A doctor offers urgent coronavirus pandemic advice
Fever. Chills. Body aches. Runny nose. Cough. The classic symptoms of a viral illness. They are also symptoms of Covid-19. When we get sick — especially if we think we may have a serious illness the entire world is worried about — our gut instinct is to run to the doctor and seek medical attention. But for the majority of those with viral symptoms, this is the wrong thing to do. As the U.S. marches toward hospital surge capacity, we must focus attention on the worried well patient.
Managing the “worried well” patient during coronavirus may be the single most crucial issue facing our health system.
Who are the “worried well”?
The “worried well” is a loose term referring to those with mild illnesses who are better off getting care at home but tend to seek medical treatment at the first signs of symptoms. Primary care and emergency room providers are very familiar with this patient category.
These patients are not hypochondriacs. They often have a valid health problem and feel terrible. Fever, muscle aches, fear, and anxiety trigger their visit to the ER. Testing may verify an illness such as influenza or even Covid-19. But a positive test for Covid-19 does not change the management.
The “worried well” is a loose term referring to those with mild illnesses who are better off getting care at home but tend to seek medical treatment at the first signs of symptoms.
When a nonelderly patient without underlying medical conditions or respiratory distress has a viral illness, the recommendation will be home quarantine. Regardless of the test results, the management will be two weeks of home isolation and supportive measures such as fluids, rest, and acetaminophen.
The worried well need to understand: When we are sick, we do not always have to go to the doctor. Sometimes, Grandma’s recipe for hot tea with honey and two Tylenol suffice.

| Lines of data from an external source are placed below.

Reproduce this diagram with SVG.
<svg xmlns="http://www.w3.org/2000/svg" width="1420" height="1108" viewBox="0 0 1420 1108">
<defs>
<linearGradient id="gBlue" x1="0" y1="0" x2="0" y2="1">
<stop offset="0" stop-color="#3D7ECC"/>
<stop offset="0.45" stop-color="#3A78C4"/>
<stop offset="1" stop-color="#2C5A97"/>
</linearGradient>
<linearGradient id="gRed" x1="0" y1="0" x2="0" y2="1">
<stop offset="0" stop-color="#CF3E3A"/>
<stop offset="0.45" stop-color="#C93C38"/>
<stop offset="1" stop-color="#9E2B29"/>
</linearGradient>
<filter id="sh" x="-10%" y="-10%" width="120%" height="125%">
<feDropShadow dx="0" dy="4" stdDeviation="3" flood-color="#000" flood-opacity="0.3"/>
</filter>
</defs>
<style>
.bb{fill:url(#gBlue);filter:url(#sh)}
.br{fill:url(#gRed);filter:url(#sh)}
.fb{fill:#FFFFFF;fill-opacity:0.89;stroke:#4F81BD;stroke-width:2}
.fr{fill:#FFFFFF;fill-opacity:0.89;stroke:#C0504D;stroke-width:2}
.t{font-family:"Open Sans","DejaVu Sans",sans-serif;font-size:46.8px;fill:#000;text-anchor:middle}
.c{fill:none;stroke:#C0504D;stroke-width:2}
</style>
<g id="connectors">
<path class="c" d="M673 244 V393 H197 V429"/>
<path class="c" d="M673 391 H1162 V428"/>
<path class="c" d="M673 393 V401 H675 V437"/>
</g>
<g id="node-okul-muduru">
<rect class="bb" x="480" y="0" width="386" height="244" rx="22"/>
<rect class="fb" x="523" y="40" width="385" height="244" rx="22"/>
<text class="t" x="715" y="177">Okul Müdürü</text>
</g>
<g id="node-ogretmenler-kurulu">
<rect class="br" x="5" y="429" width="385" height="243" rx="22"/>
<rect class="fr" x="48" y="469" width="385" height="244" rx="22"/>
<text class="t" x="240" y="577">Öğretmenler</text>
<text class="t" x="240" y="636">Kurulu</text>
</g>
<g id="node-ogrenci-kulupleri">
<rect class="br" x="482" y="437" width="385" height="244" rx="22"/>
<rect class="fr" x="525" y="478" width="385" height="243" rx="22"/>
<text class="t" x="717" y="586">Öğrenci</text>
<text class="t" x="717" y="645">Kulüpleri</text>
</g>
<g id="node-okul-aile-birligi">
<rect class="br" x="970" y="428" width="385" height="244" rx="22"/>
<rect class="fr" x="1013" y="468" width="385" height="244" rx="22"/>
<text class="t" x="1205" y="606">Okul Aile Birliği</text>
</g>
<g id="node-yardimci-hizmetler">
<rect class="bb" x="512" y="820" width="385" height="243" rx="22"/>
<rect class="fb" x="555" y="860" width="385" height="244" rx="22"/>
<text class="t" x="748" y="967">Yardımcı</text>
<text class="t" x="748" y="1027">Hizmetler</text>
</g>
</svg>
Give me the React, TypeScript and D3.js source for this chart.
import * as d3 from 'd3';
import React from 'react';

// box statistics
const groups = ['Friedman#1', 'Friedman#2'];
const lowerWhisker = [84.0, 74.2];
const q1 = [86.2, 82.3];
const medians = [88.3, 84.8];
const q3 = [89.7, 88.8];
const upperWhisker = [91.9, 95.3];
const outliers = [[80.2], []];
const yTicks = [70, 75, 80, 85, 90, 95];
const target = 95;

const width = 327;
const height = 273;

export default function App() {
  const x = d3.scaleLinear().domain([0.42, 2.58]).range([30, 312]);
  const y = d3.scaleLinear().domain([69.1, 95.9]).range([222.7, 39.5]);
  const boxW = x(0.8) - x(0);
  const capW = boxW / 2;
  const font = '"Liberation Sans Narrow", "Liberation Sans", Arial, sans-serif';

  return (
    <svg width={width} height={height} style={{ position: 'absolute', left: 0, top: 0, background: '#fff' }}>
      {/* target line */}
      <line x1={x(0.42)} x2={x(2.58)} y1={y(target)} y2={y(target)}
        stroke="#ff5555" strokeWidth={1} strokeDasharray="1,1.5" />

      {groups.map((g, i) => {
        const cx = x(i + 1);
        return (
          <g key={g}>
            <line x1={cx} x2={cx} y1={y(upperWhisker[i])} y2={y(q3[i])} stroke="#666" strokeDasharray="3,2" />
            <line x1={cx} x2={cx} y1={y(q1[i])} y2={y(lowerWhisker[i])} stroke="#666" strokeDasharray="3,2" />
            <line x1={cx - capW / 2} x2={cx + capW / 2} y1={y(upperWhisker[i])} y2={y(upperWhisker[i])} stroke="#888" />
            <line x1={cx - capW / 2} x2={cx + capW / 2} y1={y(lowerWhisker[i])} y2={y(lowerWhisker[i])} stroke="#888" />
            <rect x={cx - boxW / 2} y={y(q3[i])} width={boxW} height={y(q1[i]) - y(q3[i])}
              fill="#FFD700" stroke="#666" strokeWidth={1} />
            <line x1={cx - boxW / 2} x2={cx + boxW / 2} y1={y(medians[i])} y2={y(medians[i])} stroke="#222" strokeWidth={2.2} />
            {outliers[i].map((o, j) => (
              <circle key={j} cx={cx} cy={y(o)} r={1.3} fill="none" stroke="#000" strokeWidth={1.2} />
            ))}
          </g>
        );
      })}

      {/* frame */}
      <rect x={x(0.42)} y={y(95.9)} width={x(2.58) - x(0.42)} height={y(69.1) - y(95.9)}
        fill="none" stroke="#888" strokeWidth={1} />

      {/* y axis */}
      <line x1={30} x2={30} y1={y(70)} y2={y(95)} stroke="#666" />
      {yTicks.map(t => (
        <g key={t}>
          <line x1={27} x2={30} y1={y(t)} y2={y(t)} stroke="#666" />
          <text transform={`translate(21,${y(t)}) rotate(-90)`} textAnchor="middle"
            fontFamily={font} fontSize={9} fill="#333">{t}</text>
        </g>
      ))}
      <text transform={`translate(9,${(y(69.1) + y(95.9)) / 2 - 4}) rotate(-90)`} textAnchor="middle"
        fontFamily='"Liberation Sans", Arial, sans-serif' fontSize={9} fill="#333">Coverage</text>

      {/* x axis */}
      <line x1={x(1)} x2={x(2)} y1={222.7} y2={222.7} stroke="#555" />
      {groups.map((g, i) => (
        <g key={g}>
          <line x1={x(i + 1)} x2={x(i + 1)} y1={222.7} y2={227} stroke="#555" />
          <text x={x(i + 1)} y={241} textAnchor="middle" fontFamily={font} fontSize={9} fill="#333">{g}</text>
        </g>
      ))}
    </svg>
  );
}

Unfortunately, Covid-19 is a new virus for which we don’t have a vaccine, effective medication, or baseline immunity.
Why are the “worried well” a problem?
As testing scales across the country, the number of diagnosed cases will escalate. Many more patients will experience symptoms. Symptomatic patients will be tempted to go to a hospital or urgent care facility for testing. For the vast majority of patients, an ER visit is a wrong move with potentially catastrophic consequences.

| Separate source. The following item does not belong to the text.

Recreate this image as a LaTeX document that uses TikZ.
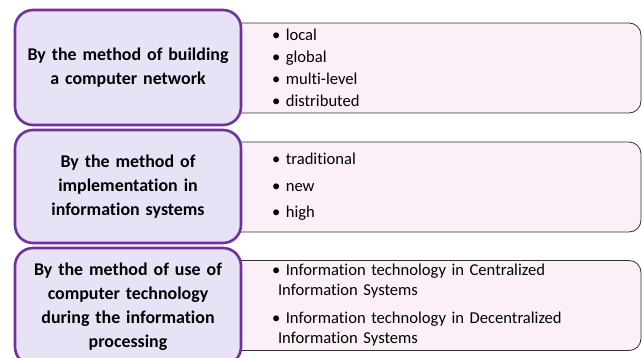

Each patient who presents to an ER, urgent care center, or physician’s office exposes other patients and, importantly, medical providers to the infection. Once exposed, the medical provider is removed from duty and placed on home quarantine. This limits the number of available providers to treat others. We need as many doctors, nurses, and hospital staff to care for those in need as possible.
For the vast majority of patients, an ER visit is a wrong move with potentially catastrophic consequences.
After all, hospitals must continue to provide care to everyone. Heart attacks, strokes, and hip fractures will not stop happening. Pregnant women will go into labor. Kidney stones, gallbladder attacks, and appendicitis will occur.
Hospitals must have resources to care for these patients as well as the 15% of Covid-19 patients who require admission and intensive care treatment. Every ER visit ties up beds, providers, and equipment. When the worried well present to the ER, fewer resources will be available to those in need.
Who needs to go to the ER?
Only those experiencing severe symptoms, such as difficulty breathing, need in-person medical evaluation. Most Covid-19 patients will experience a flu-like illness without respiratory distress. Those with respiratory symptoms should call a health care provider for guidance. Telehealth visits may be useful for quick medical advice. The bottom line: If you feel sick and are not sure what to do, call a provider before going anywhere in person.
What can I do at home if I get sick?
Here are a few things you can do, including some suggestions from the Centers for Disease Control.
- Stay at home and away from others, including family.
- Wash your hands with soap and water for at least 20 seconds.
- Cover your mouth if you cough or sneeze.
- The sick should wear a mask. The healthy do not need one.
- Clean surfaces in the home using household cleaning sprays or wipes.
- Stay hydrated.
- Treat fever with Tylenol per the package instructions.
- Monitor for worsening symptoms and present for evaluation if you experience difficulty breathing.
- Notify your provider before a visit so that precautions can be taken.
Protect each other
We must come together as a nation to keep each other safe. We all must do our part. Follow the CDC’s guidelines. Practice social distancing. Help protect your doctors, nurses, medical assistants, and hospital staff. We need them to care for all of us.
The coronavirus outbreak is rapidly evolving. To stay informed, check the U.S. Centers for Disease Control and Prevention as well as your local health department for updates. If you’re feeling emotionally overwhelmed, reach out to the Crisis Text Line.